__Listed records__
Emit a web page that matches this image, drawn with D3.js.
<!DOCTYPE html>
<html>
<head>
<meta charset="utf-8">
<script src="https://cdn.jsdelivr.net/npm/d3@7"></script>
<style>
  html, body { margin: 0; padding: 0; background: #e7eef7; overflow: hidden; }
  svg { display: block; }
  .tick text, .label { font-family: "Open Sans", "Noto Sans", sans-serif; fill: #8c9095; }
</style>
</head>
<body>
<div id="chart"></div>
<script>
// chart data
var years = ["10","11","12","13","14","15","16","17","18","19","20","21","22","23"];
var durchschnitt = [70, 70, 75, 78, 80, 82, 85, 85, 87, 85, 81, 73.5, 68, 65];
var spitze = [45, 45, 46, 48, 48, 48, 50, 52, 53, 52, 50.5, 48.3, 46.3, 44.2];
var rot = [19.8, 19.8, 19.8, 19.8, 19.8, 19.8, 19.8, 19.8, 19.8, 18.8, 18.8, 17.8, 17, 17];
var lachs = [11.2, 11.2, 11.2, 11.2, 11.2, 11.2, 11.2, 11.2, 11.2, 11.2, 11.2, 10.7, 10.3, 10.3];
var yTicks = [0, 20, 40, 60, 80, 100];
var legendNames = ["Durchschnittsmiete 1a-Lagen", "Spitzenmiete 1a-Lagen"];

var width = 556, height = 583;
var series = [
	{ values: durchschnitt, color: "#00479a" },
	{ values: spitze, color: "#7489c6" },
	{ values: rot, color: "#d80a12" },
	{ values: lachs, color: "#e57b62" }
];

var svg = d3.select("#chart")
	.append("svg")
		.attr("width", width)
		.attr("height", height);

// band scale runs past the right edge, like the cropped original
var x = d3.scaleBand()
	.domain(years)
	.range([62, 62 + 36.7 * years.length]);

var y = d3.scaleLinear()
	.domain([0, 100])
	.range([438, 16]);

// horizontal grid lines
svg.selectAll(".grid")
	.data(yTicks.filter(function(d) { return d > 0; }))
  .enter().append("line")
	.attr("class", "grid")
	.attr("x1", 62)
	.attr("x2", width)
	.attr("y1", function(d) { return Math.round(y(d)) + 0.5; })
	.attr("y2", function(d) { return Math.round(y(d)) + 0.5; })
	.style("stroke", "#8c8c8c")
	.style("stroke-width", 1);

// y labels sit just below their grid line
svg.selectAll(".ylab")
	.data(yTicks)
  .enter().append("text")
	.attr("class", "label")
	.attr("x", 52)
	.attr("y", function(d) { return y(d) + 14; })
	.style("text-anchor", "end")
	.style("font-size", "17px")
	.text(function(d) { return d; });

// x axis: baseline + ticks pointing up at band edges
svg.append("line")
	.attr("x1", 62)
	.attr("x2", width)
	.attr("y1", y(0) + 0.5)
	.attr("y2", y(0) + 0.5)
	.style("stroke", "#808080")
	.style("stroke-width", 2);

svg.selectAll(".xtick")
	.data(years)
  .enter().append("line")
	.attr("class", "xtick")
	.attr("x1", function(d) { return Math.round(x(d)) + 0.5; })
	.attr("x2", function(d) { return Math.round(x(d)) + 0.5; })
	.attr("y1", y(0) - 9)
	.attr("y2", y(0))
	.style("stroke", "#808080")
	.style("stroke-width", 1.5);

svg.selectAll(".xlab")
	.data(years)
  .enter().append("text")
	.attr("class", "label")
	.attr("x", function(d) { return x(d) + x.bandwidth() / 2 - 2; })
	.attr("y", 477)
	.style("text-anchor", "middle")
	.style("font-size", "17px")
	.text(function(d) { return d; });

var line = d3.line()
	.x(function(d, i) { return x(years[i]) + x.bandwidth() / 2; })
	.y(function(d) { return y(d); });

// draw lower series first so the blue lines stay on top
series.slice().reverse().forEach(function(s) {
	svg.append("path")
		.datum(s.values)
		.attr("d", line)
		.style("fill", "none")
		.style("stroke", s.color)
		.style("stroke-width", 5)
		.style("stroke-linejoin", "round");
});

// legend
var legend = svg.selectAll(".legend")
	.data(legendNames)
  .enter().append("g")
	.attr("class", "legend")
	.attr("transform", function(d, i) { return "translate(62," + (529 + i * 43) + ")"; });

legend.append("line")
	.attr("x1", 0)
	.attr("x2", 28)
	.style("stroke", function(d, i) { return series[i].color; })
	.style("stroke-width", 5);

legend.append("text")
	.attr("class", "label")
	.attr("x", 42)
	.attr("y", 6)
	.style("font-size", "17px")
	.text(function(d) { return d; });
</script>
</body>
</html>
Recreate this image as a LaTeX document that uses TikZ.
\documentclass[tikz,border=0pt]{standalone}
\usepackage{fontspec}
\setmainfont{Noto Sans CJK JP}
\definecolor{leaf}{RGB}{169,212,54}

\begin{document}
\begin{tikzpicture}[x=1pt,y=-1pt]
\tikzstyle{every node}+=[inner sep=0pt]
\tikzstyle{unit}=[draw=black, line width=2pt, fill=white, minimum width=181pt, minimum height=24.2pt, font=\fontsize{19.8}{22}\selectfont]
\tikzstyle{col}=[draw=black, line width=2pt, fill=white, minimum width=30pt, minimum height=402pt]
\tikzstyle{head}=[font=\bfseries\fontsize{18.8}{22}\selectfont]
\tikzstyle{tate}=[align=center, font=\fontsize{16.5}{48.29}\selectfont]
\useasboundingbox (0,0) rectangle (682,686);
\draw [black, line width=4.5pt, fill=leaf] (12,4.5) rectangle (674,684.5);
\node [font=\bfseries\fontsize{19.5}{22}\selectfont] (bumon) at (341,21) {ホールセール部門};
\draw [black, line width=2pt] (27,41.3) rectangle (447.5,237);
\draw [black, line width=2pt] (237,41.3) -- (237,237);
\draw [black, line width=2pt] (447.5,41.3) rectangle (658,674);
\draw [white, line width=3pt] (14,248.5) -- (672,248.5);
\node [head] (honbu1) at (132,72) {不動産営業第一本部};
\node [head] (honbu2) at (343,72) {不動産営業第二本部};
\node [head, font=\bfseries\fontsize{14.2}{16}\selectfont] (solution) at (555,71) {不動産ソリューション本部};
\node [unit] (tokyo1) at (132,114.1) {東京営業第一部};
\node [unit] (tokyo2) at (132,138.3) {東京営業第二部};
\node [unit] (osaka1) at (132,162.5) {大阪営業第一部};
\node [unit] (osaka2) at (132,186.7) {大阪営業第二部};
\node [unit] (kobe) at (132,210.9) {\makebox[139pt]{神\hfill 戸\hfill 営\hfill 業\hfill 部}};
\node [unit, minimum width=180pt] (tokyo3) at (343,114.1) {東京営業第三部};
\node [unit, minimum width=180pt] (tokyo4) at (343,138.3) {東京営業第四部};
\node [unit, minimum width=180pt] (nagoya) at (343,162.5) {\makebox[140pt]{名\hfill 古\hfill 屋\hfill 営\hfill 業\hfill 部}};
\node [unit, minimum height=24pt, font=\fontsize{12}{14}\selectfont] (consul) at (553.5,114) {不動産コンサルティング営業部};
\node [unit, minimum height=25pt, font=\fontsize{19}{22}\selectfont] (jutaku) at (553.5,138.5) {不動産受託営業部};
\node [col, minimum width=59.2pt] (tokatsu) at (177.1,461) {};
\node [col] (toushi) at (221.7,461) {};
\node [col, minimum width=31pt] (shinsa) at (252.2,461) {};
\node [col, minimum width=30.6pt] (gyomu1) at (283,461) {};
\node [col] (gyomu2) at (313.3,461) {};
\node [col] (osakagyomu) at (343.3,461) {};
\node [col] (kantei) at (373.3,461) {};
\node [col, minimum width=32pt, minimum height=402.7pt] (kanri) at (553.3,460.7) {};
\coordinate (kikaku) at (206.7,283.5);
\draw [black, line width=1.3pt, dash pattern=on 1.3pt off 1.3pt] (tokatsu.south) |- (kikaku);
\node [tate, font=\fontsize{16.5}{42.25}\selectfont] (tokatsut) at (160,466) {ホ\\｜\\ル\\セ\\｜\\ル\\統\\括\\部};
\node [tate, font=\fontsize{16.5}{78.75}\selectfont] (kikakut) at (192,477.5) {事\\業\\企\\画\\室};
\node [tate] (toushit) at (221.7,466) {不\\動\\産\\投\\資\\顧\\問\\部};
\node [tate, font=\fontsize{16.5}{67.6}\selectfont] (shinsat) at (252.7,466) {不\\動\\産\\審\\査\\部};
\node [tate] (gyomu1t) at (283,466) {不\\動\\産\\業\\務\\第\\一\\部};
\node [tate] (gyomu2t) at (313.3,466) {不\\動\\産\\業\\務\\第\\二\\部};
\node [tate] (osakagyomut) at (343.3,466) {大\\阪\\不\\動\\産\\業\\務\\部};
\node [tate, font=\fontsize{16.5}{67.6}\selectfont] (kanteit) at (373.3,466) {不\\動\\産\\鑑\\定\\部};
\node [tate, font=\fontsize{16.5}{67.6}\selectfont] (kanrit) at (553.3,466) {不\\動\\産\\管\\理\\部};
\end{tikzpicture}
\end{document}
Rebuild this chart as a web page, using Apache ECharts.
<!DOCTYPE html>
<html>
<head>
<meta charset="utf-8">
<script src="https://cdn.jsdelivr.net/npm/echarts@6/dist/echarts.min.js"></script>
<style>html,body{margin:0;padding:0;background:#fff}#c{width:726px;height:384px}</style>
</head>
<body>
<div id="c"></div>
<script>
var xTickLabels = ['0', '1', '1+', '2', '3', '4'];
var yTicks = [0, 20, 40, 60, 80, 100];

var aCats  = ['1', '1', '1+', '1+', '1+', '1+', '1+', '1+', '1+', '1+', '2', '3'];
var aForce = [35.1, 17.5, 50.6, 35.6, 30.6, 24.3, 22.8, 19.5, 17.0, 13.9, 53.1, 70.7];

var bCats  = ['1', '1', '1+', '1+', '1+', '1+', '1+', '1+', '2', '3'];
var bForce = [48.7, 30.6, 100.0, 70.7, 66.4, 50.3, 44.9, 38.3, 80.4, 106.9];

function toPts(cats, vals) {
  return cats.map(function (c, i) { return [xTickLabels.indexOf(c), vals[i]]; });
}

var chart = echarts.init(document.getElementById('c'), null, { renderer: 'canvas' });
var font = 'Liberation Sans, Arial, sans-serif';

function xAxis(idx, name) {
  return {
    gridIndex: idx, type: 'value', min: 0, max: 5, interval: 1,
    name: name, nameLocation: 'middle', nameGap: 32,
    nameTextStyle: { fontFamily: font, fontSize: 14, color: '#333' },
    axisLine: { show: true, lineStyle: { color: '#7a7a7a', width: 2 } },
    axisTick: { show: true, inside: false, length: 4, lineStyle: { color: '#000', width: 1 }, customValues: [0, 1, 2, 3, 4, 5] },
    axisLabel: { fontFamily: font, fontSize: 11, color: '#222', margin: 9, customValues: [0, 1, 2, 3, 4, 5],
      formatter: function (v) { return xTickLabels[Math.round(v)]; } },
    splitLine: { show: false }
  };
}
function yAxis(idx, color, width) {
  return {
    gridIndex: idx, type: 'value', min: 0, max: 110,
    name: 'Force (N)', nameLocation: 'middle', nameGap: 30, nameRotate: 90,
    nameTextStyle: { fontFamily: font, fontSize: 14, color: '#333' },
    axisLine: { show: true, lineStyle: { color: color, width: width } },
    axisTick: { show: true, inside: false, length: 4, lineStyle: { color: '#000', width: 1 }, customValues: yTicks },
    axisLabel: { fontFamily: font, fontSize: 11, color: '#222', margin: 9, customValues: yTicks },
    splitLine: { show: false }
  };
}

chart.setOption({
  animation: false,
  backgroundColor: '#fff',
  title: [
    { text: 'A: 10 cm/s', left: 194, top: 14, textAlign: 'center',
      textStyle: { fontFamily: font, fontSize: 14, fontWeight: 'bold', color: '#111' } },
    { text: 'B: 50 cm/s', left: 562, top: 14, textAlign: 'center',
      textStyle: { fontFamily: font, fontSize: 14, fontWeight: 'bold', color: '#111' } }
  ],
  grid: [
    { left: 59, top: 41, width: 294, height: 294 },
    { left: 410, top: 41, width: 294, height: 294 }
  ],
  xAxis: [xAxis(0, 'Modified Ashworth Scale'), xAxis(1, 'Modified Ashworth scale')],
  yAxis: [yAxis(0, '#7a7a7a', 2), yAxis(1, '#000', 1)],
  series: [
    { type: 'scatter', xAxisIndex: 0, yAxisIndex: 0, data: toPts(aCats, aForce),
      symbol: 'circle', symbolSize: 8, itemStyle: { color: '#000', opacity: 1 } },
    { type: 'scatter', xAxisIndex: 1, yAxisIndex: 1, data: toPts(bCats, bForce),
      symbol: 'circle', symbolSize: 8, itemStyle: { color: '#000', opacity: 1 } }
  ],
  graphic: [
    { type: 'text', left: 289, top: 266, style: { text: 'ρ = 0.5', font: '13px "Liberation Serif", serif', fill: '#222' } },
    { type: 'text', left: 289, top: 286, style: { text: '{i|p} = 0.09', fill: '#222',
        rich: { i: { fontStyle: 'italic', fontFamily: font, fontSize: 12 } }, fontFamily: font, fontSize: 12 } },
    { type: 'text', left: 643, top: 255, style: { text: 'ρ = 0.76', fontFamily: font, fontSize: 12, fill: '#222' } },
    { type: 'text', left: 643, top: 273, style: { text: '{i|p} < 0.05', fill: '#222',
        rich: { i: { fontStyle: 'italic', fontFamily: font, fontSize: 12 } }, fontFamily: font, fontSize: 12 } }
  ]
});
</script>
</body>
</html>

__Set exercise__
Gather all lines from the listing above in which "this" occurs.

__Final result__
Emit a web page that matches this image, drawn with D3.js.
Recreate this image as a LaTeX document that uses TikZ.
Rebuild this chart as a web page, using Apache ECharts.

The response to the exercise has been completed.